To get at a deeper view, the team behind the new work—led by Edwin Chan at the US National Institute of Standards and Technology (NIST) and Yoan Simon at Arizona State University (ASU), USA—turned to a maleimide-anthracene (MA) mechanophore as a sort of undercover spy on the deformation process. When subjected to a sufficient impulsive force, the MA mechanophore will break into two different species, one of which will glow fluorescently under UV-A irradiation. Even better, the activated sites will remain fluorescent for up to two days.
The researchers developed a method to chemically incorporate the MA mechanophores into a polyisobutylene-b-polystyrene (PIB-b-PS) diblock copolymer, and to draw the mechanophore-impregnated copolymer out into a thin film. The result was a “self-reporting” material that would light up like the proverbial Christmas tree when dealt a sufficient shock after a high-strain-rate impact.
Laser-driven microballistics
With the mechanophore-doped polymer in hand, the team next subjected it to some very tiny but very nasty impacts. For this part of the experiment, they used a technique called laser-induced projectile impact testing (LIPIT).
In a typical LIPIT trial, a laser excitation pulse is focused on a substrate containing an ablation material such as a thin gold film, with silica or other microparticles embedded in a layer of elastomer film such as polydimethylsiloxane (PDMS). When the laser pulse hits the gold film, ablation of the material leads to the creation of a plasma that expands and drives the microparticle forward like a bullet, at speeds of up to 1 km/s. The actual speed can be controlled by varying the thickness of the elastomer film layer.
The researchers behind the new work used such a setup to fire individual 20-µm-diameter silica microparticles toward the MA-mechanophore-containing copolymer film. They filmed the trajectory and impact of the blitzing particles using an ultrafast camera, capturing frames with an exposure time of 30 ns each, and with 150 to 450 ns between frames depending on impact velocity. The actual impact velocities in the experiments ranged from 100 to 520 m/s.
The ultrafast photography allowed the team to approximate the penetration strain rate in the material on impact—which turned out to be very high (on the order of 108 s–1). In addition, from the rebound velocity of the particles, the researchers could estimate the kinetic energy loss, and thereby back out the amount of energy dissipated in the film for a given impact velocity.

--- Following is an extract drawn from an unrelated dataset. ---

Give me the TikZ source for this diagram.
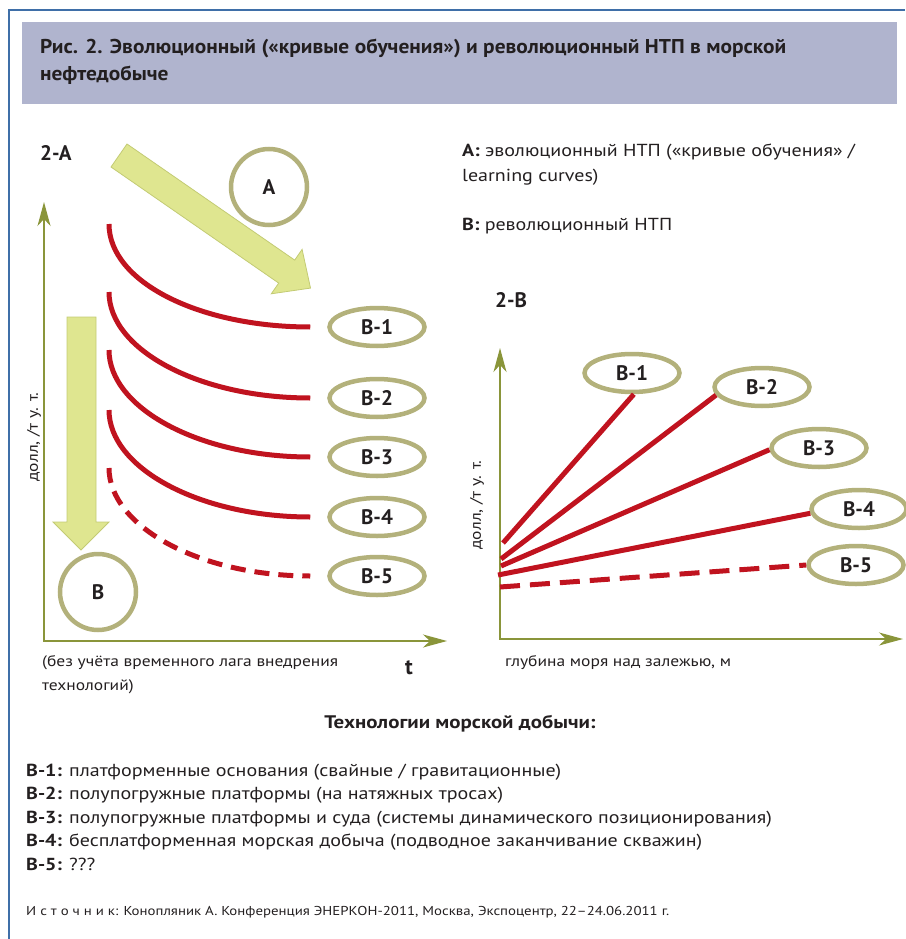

Mechanophores and Mach cones
Next, the team took a close look at the damaged material to try to separate out the energy dissipation mechanisms at play. They started by using atomic-force microscopy (AFM) to measure the surface profile of the deformed material. They found that it included shallow craters with material pile-up around the rims, a classic pattern indicating energy dissipation by plastic deformation.
Next, the team put its MA mechanophores to work, using fluorescence microscopy to visualize where the impact had sufficiently disturbed the molecular beacons to break them apart and trigger the fluorescence response. As expected, they found a strong signal in the area of the crater and its perimeter. But interestingly, they also found that for the trials with faster impact velocities, the mechanophores had been fluorescently activated well below the surface of the impacted site as well, in a zone with the shape of a cone.
According to the authors, these subsurface, mechanophore-activated cones “bear a striking resemblance” to so-called Mach cones, the conical pressure waves formed in the surrounding medium by a body traveling at greater than the speed of sound. Finite-element computational modeling of the process backed up the notion that the cone-shaped structures were related to the dissipation of hypersonic shear waves within the material.
Toward a deeper understanding
The researchers believe their technique can help discriminate the relative importance of acoustic-wave attenuation and plastic deformation in high-strain-rate impacts—and thus that it “bridges viewpoints from both impact physics and shockwave physics communities.” They go on to suggest that that extending the platform to other mechanophore-functionalized materials might yield insights into a range of impulsive events, including mild traumatic brain injuries, cold spray additive manufacturing and hypervelocity impacts in space.
ASU’s Yoan Simon, a co-PI on the work, also sees potential applications in environmental protection. In a press release accompanying the work, he noted that a key way to reduce the need for new plastics in the environment is to prolong the lifespan of existing ones. An important prerequisite to that, Simon suggested in the release, is to better understand what happens when a material responds to shocks—an understanding that he believes the team’s method could afford. “What’s really novel about this study,” he said, “is that it provides us with a unique tool to look at what happens deep inside the material.”
In addition to researchers at NIST and ASU, the study also included contributions from team members at the University of Southern Mississippi, USA, the US Army Engineer Research and Development Center, and Rensselaer Polytechnic Institute, USA.